** Goal of the exercise **
Each line from the line with "Give me the" to the line with "plt.rcParams['font.family'] = ['Liberation", inclusive, is to be repeated exactly; no other line and no picture belongs in the copy.
-----
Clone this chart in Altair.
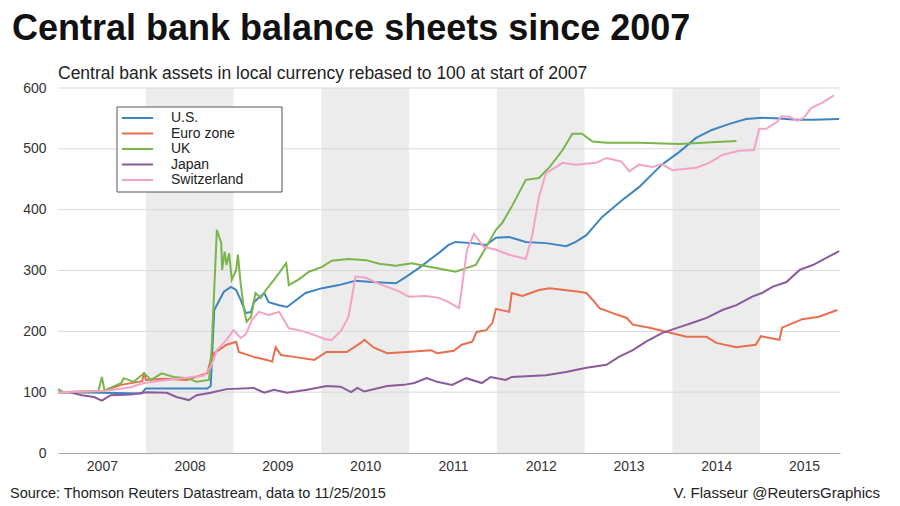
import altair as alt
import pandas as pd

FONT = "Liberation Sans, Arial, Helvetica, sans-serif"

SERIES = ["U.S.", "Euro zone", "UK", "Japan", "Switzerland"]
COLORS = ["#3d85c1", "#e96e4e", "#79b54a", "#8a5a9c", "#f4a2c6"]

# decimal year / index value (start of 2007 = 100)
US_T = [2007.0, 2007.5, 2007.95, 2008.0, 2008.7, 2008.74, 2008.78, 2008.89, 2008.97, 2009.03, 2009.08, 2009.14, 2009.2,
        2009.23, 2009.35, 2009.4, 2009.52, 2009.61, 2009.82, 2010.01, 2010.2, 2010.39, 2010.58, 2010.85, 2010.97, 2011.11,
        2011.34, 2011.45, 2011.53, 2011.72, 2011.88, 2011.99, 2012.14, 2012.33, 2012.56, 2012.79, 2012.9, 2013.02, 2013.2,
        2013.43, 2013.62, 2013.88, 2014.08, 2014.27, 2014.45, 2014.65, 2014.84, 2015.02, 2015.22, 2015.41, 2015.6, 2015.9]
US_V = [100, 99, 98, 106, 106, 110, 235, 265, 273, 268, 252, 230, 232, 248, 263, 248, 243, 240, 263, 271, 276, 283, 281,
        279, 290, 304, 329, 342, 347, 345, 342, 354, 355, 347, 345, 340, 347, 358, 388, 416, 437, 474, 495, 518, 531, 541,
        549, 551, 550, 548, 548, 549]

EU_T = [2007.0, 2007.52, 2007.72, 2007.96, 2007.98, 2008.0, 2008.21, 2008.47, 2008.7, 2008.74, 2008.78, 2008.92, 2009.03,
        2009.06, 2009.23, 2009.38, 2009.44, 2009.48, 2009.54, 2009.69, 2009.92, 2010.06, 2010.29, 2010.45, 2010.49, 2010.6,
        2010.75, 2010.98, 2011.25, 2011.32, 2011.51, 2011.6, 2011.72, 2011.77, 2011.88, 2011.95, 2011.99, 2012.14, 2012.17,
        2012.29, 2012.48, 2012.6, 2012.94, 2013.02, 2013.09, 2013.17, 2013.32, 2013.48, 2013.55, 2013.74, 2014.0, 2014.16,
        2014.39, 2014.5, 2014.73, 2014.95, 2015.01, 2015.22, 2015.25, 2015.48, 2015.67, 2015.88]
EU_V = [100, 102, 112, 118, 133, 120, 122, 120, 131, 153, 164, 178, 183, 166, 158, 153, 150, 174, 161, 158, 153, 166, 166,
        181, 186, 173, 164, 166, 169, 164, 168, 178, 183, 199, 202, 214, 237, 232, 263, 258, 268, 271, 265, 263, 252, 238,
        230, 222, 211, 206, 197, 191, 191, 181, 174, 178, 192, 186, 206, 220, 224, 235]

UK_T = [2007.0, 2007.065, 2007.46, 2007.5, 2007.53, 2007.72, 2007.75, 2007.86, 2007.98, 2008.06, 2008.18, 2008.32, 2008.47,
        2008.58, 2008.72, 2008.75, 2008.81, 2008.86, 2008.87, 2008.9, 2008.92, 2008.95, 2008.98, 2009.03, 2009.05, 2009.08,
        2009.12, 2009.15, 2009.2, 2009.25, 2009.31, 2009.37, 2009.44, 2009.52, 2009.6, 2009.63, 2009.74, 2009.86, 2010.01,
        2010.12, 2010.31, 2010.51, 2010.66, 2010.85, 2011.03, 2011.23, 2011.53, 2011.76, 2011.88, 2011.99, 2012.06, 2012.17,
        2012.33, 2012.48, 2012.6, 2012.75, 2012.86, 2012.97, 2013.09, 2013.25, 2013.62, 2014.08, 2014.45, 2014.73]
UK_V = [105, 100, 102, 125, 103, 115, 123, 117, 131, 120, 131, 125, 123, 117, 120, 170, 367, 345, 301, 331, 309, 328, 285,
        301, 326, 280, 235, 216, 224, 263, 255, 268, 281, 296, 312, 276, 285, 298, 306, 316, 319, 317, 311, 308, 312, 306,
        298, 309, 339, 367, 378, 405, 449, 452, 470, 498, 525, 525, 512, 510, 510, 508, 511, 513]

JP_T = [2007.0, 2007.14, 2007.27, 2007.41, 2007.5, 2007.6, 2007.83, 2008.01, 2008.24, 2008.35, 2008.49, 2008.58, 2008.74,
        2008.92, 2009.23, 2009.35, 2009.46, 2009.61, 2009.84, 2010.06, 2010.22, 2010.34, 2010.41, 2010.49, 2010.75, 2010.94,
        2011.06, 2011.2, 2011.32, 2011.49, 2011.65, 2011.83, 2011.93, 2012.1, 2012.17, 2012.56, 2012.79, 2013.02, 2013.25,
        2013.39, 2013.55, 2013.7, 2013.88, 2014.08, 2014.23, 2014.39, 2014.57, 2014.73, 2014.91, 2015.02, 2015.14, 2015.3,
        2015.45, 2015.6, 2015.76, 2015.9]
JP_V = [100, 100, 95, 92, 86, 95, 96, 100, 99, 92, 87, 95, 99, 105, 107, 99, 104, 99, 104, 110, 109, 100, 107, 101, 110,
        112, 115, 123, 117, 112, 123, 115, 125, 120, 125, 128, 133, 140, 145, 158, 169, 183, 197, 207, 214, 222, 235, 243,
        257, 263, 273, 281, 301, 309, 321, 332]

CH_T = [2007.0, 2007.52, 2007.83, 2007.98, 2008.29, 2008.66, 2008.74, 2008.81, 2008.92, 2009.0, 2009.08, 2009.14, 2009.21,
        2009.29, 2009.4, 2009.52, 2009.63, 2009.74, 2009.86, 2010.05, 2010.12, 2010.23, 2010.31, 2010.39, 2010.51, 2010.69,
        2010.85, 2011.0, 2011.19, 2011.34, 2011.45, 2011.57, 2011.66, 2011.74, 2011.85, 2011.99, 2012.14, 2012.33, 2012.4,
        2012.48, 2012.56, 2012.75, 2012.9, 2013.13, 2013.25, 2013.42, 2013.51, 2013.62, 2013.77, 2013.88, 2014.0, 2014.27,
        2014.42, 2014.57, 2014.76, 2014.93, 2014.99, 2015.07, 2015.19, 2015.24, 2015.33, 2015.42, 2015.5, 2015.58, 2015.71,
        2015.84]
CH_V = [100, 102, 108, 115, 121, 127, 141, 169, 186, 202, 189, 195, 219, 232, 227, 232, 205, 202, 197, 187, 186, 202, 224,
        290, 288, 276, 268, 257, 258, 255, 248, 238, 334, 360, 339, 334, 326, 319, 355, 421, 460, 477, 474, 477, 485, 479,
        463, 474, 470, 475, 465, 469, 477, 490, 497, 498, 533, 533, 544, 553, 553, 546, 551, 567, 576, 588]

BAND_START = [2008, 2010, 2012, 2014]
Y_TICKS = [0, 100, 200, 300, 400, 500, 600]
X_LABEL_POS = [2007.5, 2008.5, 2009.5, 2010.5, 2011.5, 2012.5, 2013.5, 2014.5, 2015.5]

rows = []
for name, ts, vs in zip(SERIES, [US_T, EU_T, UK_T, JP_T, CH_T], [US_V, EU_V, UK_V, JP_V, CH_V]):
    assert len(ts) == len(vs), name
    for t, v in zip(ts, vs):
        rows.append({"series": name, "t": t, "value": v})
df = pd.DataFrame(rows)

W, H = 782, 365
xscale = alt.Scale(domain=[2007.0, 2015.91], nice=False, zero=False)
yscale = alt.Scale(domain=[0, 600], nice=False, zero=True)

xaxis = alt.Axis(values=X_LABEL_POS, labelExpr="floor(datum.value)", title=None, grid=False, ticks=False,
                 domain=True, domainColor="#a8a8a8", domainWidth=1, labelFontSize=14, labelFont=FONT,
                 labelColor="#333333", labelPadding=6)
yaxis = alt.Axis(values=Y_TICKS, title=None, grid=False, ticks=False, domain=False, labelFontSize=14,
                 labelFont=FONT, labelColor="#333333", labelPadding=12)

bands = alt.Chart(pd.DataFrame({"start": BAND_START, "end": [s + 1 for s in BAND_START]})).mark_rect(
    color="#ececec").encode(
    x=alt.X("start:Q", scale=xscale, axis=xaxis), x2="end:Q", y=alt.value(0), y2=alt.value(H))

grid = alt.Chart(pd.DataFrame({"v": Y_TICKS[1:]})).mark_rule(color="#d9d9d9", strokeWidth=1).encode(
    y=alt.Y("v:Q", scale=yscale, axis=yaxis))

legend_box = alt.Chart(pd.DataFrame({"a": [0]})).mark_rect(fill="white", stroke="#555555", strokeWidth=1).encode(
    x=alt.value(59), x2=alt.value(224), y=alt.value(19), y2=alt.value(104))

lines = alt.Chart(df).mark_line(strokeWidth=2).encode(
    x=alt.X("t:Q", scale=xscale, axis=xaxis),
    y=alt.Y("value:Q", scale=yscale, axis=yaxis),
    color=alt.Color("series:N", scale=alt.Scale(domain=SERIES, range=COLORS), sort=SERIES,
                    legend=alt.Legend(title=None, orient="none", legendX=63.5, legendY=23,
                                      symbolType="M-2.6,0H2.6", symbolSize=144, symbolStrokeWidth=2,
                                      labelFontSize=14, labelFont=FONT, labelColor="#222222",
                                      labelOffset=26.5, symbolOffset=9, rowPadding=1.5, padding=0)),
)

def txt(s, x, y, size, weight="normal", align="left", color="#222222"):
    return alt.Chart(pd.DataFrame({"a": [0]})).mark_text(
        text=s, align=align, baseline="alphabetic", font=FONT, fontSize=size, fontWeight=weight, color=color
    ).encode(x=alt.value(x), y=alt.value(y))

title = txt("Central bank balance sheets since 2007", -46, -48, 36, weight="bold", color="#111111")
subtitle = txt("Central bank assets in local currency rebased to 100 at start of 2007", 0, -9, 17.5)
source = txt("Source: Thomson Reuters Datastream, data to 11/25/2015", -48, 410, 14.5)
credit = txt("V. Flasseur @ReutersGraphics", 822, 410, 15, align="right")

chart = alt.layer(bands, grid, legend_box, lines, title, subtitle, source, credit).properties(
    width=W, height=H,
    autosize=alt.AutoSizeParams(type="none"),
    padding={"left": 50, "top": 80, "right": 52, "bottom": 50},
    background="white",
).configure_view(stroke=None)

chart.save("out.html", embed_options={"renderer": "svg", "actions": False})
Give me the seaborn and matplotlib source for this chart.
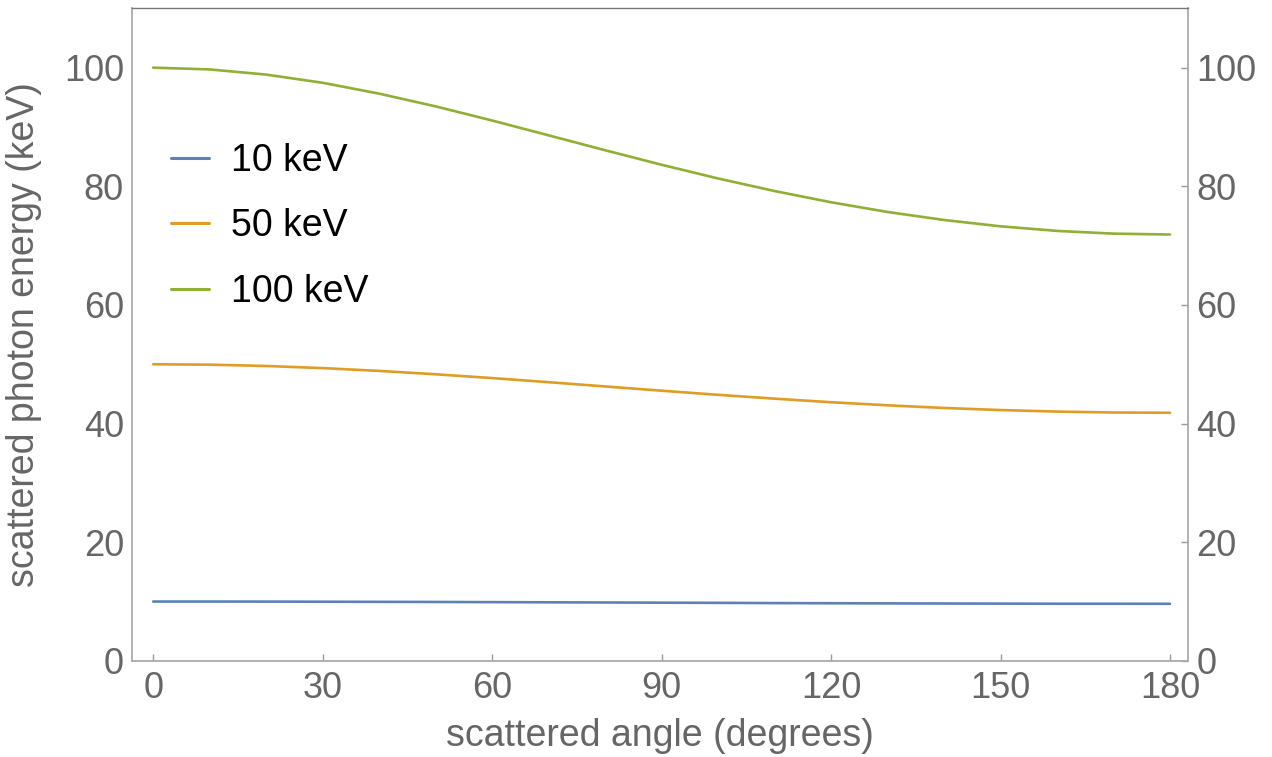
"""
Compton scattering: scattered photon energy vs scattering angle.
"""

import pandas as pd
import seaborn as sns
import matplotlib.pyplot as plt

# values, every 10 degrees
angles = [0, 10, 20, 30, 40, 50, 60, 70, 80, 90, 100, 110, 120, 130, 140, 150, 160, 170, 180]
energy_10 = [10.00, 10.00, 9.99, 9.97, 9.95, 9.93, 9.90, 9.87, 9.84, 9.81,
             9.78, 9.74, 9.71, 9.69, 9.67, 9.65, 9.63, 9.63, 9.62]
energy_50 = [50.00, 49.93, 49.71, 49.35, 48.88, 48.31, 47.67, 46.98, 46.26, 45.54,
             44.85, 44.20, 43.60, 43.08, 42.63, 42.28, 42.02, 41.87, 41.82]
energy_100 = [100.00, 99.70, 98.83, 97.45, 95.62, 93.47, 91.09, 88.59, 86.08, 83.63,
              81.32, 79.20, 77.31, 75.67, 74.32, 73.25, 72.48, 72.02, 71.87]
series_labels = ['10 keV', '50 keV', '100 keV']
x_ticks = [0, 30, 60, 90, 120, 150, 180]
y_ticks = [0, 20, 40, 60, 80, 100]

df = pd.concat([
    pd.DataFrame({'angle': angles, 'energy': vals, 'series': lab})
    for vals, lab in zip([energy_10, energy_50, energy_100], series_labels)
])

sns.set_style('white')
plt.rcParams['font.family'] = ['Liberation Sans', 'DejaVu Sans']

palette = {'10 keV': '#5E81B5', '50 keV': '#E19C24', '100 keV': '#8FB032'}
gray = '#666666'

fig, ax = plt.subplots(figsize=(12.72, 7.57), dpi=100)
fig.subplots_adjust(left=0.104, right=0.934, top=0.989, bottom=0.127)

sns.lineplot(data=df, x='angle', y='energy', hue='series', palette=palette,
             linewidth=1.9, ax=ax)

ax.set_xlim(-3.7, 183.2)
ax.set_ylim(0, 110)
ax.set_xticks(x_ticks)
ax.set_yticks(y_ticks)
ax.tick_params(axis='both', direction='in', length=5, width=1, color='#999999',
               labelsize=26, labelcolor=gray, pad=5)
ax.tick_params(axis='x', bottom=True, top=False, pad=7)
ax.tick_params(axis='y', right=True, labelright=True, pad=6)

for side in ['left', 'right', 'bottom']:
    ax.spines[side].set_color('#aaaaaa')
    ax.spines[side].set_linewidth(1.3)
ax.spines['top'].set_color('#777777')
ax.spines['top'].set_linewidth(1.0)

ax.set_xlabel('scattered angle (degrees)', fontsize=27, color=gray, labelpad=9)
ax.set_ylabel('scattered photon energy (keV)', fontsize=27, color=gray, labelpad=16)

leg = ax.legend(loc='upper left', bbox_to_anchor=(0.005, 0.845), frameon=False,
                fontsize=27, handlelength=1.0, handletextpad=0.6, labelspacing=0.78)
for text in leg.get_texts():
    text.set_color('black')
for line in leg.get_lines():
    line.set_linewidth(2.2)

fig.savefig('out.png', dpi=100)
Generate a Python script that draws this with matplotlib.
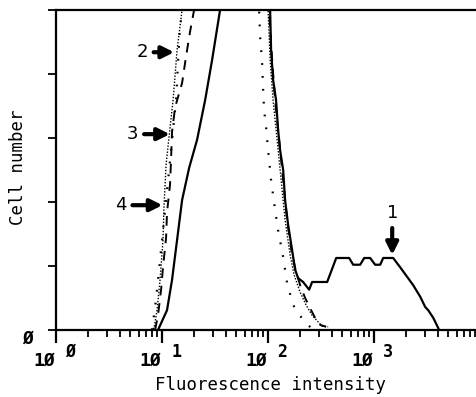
-----
** Exercise solution **
Give me the seaborn and matplotlib source for this chart.
"""
Compton scattering: scattered photon energy vs scattering angle.
"""

import pandas as pd
import seaborn as sns
import matplotlib.pyplot as plt

# values, every 10 degrees
angles = [0, 10, 20, 30, 40, 50, 60, 70, 80, 90, 100, 110, 120, 130, 140, 150, 160, 170, 180]
energy_10 = [10.00, 10.00, 9.99, 9.97, 9.95, 9.93, 9.90, 9.87, 9.84, 9.81,
             9.78, 9.74, 9.71, 9.69, 9.67, 9.65, 9.63, 9.63, 9.62]
energy_50 = [50.00, 49.93, 49.71, 49.35, 48.88, 48.31, 47.67, 46.98, 46.26, 45.54,
             44.85, 44.20, 43.60, 43.08, 42.63, 42.28, 42.02, 41.87, 41.82]
energy_100 = [100.00, 99.70, 98.83, 97.45, 95.62, 93.47, 91.09, 88.59, 86.08, 83.63,
              81.32, 79.20, 77.31, 75.67, 74.32, 73.25, 72.48, 72.02, 71.87]
series_labels = ['10 keV', '50 keV', '100 keV']
x_ticks = [0, 30, 60, 90, 120, 150, 180]
y_ticks = [0, 20, 40, 60, 80, 100]

df = pd.concat([
    pd.DataFrame({'angle': angles, 'energy': vals, 'series': lab})
    for vals, lab in zip([energy_10, energy_50, energy_100], series_labels)
])

sns.set_style('white')
plt.rcParams['font.family'] = ['Liberation Sans', 'DejaVu Sans']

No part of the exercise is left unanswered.